Luego el frío se fue y el clima permaneció cálido. De pronto, algo les pasó a mis ojos. Dolores de cabeza, y el mundo diluyéndose poco a poco. Los rostros de mis padres se tensaron. Mi madre me llevó al médico, un hombre pelado y jovial que me miró los ojos con un instrumento brillante. ¿Podía ver las ideas en mi cabeza? «Muy bien, jovencita, lees mucho, ¿no es cierto? No hay muchas niñas de tu edad que lean tanto. Anteojos para ti, querida. Para que los uses todo el tiempo. Y asegúrate especialmente de tenerlos puestos al leer y escribir. A menos que quieras continuar esforzando tus hermosos ojos azules y termines chocándote contra las paredes. ¿Eso es lo que queremos?».
Mis padres se sintieron aliviados cuando les dijeron que lo que necesitaba para mis ojos eran anteojos. Las lentes eran finas, montadas en marcos metálicos dorados. Cuando me los puse, el mundo adquirió una claridad sorprendente.
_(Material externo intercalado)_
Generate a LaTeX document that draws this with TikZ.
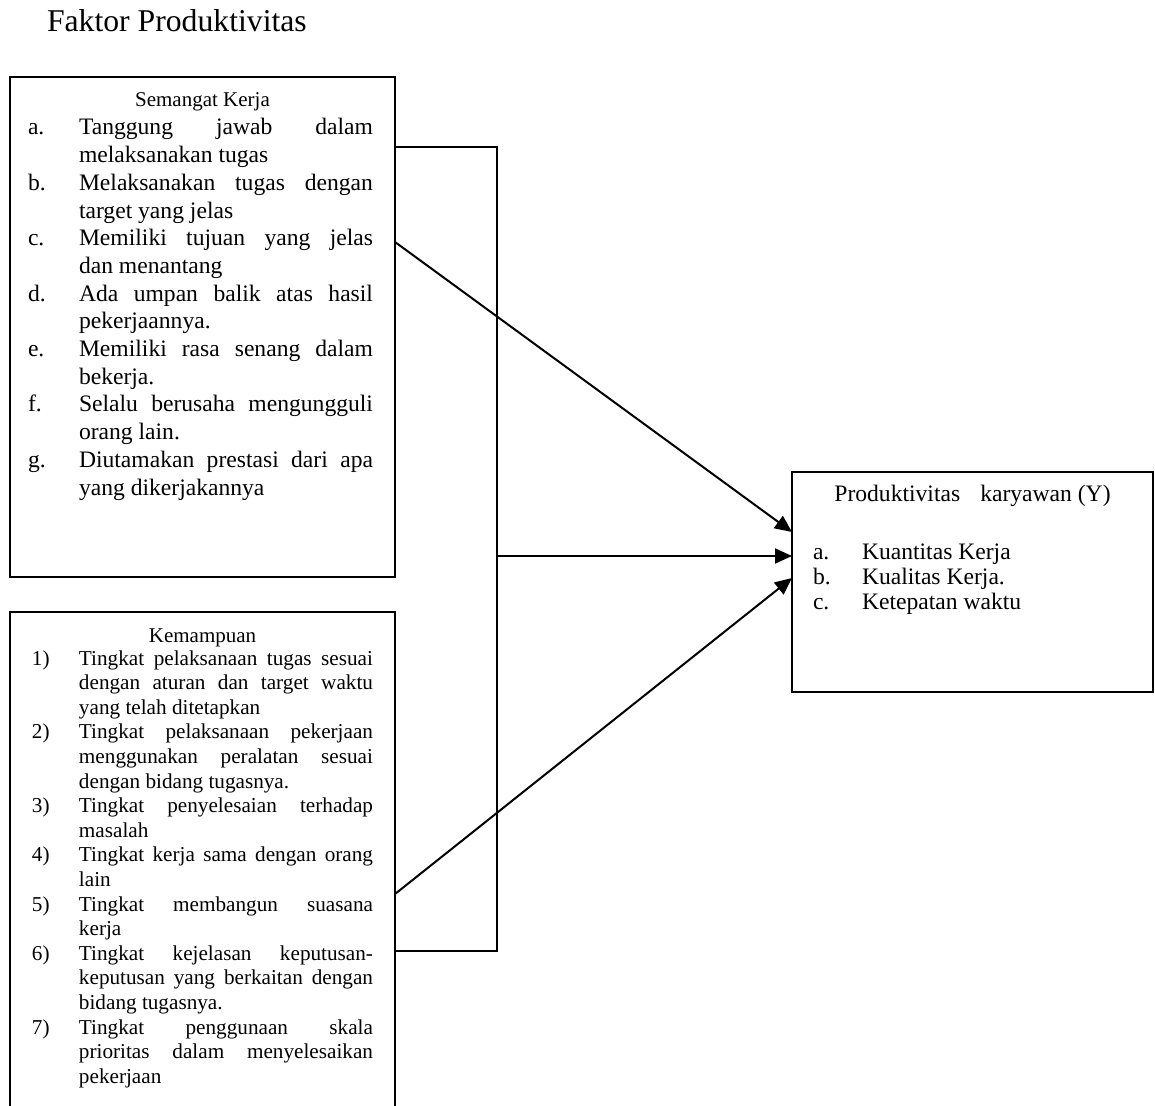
\documentclass[tikz,border=0pt]{standalone}
\usepackage{fontspec}
\setmainfont{Liberation Serif}
\usetikzlibrary{arrows.meta, calc, positioning}

\newlength\lebarlabel
\newcommand{\butir}[2]{\noindent\hangindent=\lebarlabel\hangafter=1\makebox[\lebarlabel][l]{#1}#2\par}
\tolerance=9999
\hyphenpenalty=10000
\emergencystretch=2em

\tikzset{
  kotak/.style={draw, line width=1pt, inner sep=0pt, outer sep=0pt},
  isi/.style={anchor=base west, inner sep=0pt, outer sep=0pt, align=justify},
  judulkotak/.style={anchor=base, inner sep=0pt, font=\fontsize{10.5}{12}\selectfont},
  garis/.style={line width=1pt},
  panah/.style={line width=1pt, -{Triangle[length=8.5pt,width=7.5pt]}},
}

\begin{document}
\begin{tikzpicture}[x=0.5pt, y=-0.5pt]
        \useasboundingbox (0,0) rectangle (1155,1106);
        \clip (0,0) rectangle (1155,1106);

        \node[isi, font=\fontsize{15.85}{19}\selectfont] (judul) at (47,32) {Faktor Produktivitas};

        % kotak variabel
        \node[kotak, minimum width=192.5pt, minimum height=250pt] (semangat) at (202.5,327) {};
        \node[kotak, minimum width=192.5pt, minimum height=259pt] (kemampuan) at (202.5,871) {};
        \node[kotak, minimum width=180.5pt, minimum height=110pt] (produk) at (972.5,582) {};

        \node[judulkotak] (judulsemangat) at (202.5,107) {Semangat Kerja};
        \node[isi, text width=172.5pt, font=\fontsize{11.8}{13.85}\selectfont] (isisemangat) at (28,135) {\setlength\lebarlabel{25.5pt}%
          \butir{a.}{Tanggung jawab dalam\linebreak melaksanakan tugas}
          \butir{b.}{Melaksanakan tugas dengan\linebreak target yang jelas}
          \butir{c.}{Memiliki tujuan yang jelas\linebreak dan menantang}
          \butir{d.}{Ada umpan balik atas hasil\linebreak pekerjaannya.}
          \butir{e.}{Memiliki rasa senang dalam\linebreak bekerja.}
          \butir{f.}{Selalu berusaha mengungguli\linebreak orang lain.}
          \butir{g.}{Diutamakan prestasi dari apa\linebreak yang dikerjakannya}};

        \node[judulkotak] (judulkemampuan) at (202.5,642) {Kemampuan};
        \node[isi, text width=170.5pt, font=\fontsize{10.6}{12.3}\selectfont] (isikemampuan) at (32,665) {\setlength\lebarlabel{23.5pt}%
          \butir{1)}{Tingkat pelaksanaan tugas sesuai\linebreak dengan aturan dan target waktu\linebreak yang telah ditetapkan}
          \butir{2)}{Tingkat pelaksanaan pekerjaan\linebreak menggunakan peralatan sesuai\linebreak dengan bidang tugasnya.}
          \butir{3)}{Tingkat penyelesaian terhadap\linebreak masalah}
          \butir{4)}{Tingkat kerja sama dengan orang\linebreak lain}
          \butir{5)}{Tingkat membangun suasana\linebreak kerja}
          \butir{6)}{Tingkat kejelasan keputusan-\linebreak keputusan yang berkaitan dengan\linebreak bidang tugasnya.}
          \butir{7)}{Tingkat penggunaan skala\linebreak prioritas dalam menyelesaikan\linebreak pekerjaan}};

        \node[anchor=base, inner sep=0pt, font=\fontsize{11.8}{12.5}\selectfont] (judulproduk) at (972.5,502) {Produktivitas\hspace{10pt}karyawan (Y)};
        \node[isi, text width=160pt, font=\fontsize{11.8}{12.5}\selectfont] (isiproduk) at (813,559) {\setlength\lebarlabel{24.5pt}%
          \butir{a.}{Kuantitas Kerja}
          \butir{b.}{Kualitas Kerja.}
          \butir{c.}{Ketepatan waktu}};

        % penghubung
        \coordinate (sudutatas) at (497,147.5);
        \coordinate (sudutbawah) at (497,951);
        \coordinate (cabang) at (497,556);
        \draw[garis] (semangat.east |- sudutatas) -- (sudutatas) -- (sudutbawah) -- (sudutbawah -| kemampuan.east);
        \draw[panah] (cabang) -- (cabang -| produk.west);
        \draw[panah] (semangat.east |- 0,242) -- (produk.west |- 0,532);
        \draw[panah] (kemampuan.east |- 0,894) -- (produk.west |- 0,578);
    \end{tikzpicture}
\end{document}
Veía a la gente y los objetos con el contorno nítido: los chicos que holgazaneaban bajo el farol de la calle en frente de nuestro departamento y me gritaban cuando pasaba; los dueños del mercadito y del lavadero y de la tienda de dulces en nuestra manzana; las caras cansadas de los hombres y las mujeres; los titulares de los diarios en el quiosco de la esquina; el polvo que volaba sobre las calles; la foto de la playa y los caballos en el cuarto de mis padres; los libros y las revistas sobre España que mi padre traía a casa.
Los días se hicieron más largos. Un día de fines de abril, el diario envió a mi padre a Boston. Esa noche me acosté a leer un libro para niños sobre España. Miré las imágenes de largos valles y montañas bañados por el sol y anchos ríos, y pueblitos en las colinas y castillos moriscos. Me gustaban en particular las fotos de los castillos.
Más tarde, dormida, escuché levemente desde una esquina de mi cuarto la voz sibilante de Baba Yaga. Hija mía, hija mía, ven a mí. Ven. ¿Por qué tienes miedo? ¿Cómo podría lastimarte? Soy una anciana.